• _Problem_
Determine how many lines hold "this" and give only that number.

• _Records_
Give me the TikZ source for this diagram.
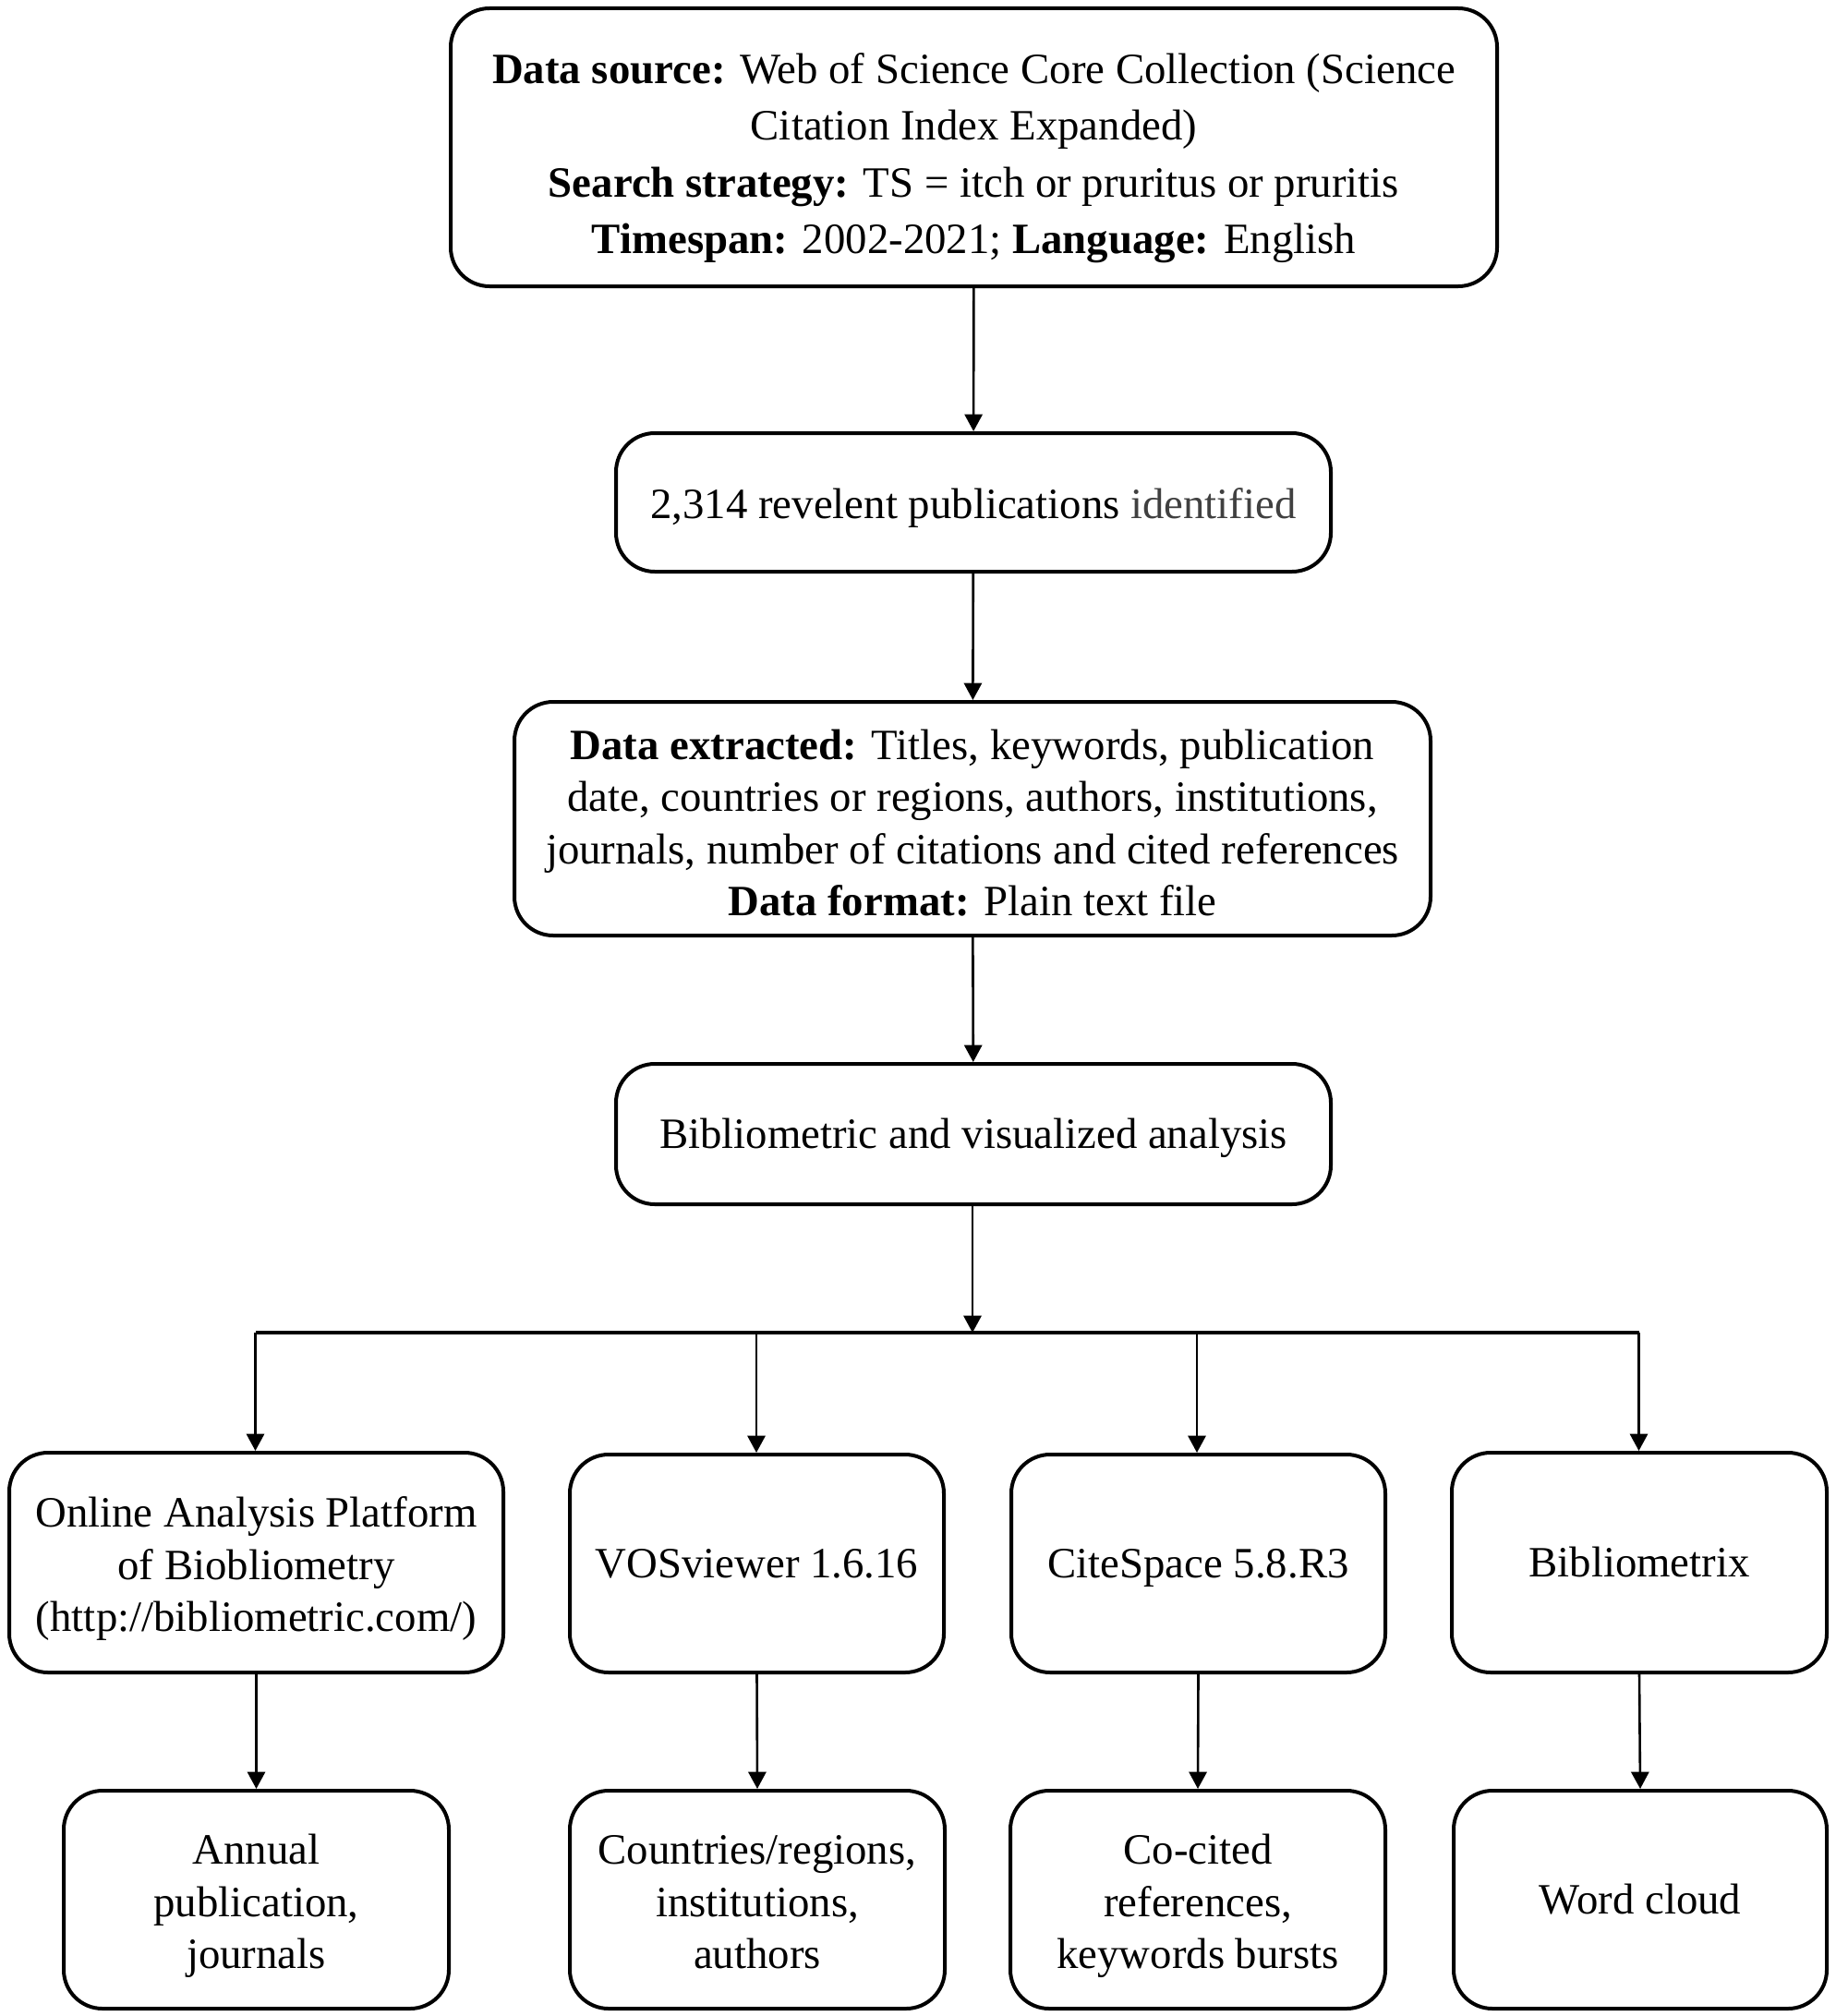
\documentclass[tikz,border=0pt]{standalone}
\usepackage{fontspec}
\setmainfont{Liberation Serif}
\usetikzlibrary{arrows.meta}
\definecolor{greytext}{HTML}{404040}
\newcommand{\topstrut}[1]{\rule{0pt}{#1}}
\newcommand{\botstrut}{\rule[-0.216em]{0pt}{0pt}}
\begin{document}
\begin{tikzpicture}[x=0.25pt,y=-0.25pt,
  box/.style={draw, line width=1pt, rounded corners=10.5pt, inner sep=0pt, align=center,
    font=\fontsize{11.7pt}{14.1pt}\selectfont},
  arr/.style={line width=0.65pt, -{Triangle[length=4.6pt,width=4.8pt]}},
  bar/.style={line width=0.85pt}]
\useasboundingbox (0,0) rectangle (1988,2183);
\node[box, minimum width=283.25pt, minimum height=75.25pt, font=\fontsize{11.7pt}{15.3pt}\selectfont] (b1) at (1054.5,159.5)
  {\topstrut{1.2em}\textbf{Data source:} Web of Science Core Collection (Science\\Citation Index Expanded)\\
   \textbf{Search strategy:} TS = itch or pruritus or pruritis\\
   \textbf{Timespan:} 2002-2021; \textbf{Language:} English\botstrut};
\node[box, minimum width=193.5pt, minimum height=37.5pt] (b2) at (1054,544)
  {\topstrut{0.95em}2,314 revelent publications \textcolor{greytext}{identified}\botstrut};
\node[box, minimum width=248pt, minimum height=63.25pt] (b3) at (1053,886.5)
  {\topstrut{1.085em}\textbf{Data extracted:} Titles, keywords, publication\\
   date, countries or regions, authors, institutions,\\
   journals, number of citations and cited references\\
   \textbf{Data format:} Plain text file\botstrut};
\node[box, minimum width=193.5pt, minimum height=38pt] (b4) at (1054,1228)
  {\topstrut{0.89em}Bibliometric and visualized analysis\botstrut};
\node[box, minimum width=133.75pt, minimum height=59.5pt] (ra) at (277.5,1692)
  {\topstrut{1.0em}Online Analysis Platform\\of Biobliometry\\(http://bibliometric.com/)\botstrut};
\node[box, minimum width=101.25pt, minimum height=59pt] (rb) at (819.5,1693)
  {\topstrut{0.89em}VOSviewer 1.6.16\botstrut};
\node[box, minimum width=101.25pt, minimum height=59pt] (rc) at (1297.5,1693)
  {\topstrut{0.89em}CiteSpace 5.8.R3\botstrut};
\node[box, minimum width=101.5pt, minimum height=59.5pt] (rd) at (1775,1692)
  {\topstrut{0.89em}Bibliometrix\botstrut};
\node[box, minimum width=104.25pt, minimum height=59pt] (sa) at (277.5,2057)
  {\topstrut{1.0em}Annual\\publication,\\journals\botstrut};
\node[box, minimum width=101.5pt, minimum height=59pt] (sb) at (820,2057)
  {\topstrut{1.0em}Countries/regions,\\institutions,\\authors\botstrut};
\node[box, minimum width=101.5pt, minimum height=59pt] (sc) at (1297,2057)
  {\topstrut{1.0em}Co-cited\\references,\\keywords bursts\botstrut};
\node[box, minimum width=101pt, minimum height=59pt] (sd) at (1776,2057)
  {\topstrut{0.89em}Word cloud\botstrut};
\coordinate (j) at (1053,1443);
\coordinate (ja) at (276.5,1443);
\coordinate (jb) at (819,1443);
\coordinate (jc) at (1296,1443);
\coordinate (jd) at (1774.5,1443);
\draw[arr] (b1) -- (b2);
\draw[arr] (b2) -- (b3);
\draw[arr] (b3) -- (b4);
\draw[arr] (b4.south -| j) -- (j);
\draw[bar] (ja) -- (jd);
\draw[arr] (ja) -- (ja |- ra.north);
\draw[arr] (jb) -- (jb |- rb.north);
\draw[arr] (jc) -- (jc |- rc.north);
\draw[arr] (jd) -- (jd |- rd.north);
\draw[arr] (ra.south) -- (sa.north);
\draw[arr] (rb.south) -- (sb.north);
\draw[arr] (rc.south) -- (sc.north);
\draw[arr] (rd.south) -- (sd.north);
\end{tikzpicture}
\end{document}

---

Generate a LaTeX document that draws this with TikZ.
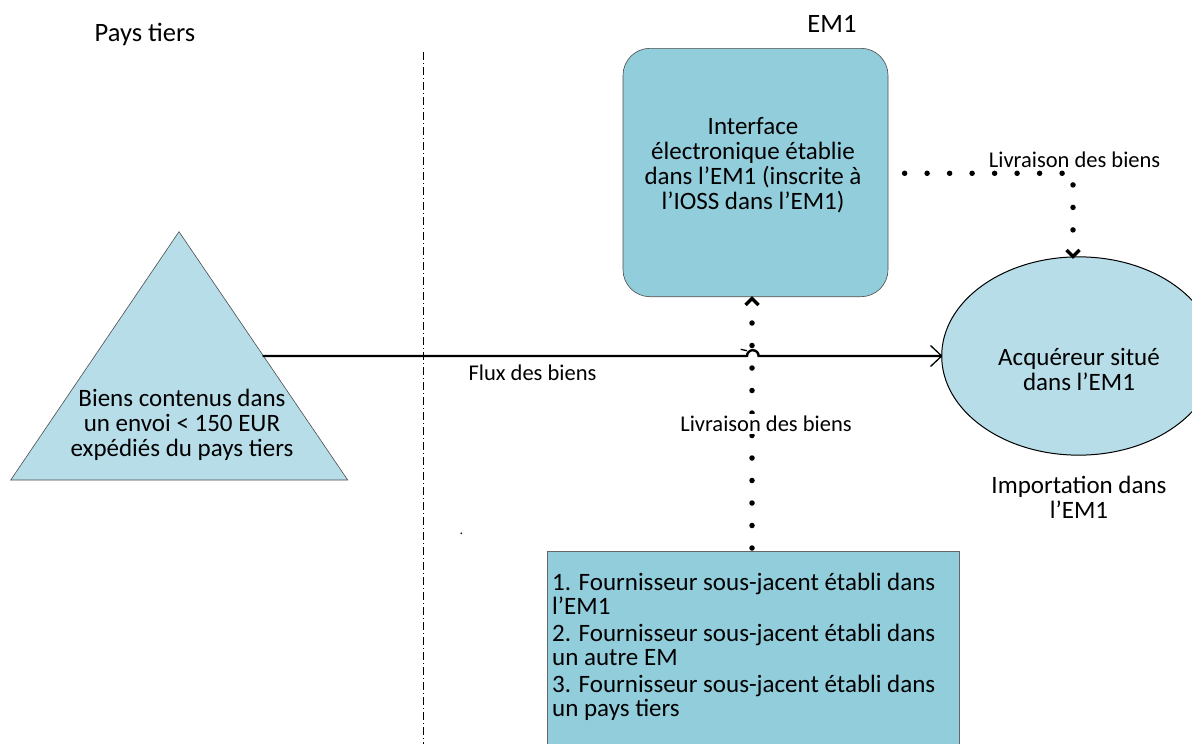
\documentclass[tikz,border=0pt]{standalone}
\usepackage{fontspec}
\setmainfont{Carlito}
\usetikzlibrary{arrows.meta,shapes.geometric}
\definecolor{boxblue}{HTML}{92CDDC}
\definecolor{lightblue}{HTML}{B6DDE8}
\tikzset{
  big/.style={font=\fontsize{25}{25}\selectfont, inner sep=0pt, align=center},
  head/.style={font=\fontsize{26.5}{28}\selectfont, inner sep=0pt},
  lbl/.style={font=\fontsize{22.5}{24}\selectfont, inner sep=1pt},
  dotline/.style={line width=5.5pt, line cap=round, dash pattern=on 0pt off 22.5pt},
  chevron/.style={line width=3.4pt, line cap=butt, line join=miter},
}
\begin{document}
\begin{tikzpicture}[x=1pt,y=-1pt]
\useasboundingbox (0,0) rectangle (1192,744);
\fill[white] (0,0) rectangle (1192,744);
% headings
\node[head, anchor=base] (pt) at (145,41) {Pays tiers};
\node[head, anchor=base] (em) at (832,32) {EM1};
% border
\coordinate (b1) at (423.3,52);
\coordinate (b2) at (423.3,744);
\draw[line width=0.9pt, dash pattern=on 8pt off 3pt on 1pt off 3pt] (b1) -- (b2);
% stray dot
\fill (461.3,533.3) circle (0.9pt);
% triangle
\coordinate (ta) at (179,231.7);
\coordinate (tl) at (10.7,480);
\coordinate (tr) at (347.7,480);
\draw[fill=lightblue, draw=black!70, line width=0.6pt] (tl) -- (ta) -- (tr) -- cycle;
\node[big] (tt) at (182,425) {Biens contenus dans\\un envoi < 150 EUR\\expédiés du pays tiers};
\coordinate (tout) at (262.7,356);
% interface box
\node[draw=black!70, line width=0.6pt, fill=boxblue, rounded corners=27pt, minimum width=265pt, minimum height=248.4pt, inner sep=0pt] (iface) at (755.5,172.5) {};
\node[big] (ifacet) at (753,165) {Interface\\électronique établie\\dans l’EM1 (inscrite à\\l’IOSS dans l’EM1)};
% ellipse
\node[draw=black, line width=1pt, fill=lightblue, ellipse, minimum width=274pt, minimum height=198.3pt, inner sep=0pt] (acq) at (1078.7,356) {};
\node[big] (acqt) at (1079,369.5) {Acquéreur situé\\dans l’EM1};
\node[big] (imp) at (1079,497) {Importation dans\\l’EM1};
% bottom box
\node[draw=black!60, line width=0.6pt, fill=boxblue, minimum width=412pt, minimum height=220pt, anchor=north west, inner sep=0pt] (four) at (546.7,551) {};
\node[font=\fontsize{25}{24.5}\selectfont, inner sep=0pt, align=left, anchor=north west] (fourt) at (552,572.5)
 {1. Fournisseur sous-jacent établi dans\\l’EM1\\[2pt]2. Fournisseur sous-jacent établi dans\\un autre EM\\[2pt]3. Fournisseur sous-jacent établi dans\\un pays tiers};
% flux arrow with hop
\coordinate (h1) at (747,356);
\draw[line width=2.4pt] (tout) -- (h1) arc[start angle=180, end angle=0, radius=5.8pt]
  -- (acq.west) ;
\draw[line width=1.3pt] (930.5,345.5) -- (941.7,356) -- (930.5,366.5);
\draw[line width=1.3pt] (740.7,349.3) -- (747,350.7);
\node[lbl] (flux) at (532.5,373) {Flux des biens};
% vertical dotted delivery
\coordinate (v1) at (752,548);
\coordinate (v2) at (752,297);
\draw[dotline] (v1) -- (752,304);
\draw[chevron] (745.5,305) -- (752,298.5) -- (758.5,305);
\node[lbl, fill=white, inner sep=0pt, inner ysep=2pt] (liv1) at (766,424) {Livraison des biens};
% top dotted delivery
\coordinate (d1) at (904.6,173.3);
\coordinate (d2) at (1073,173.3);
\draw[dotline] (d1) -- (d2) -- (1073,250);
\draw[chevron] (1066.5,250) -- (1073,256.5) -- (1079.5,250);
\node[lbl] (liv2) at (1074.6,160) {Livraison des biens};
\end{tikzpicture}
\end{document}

• _Correct response_
2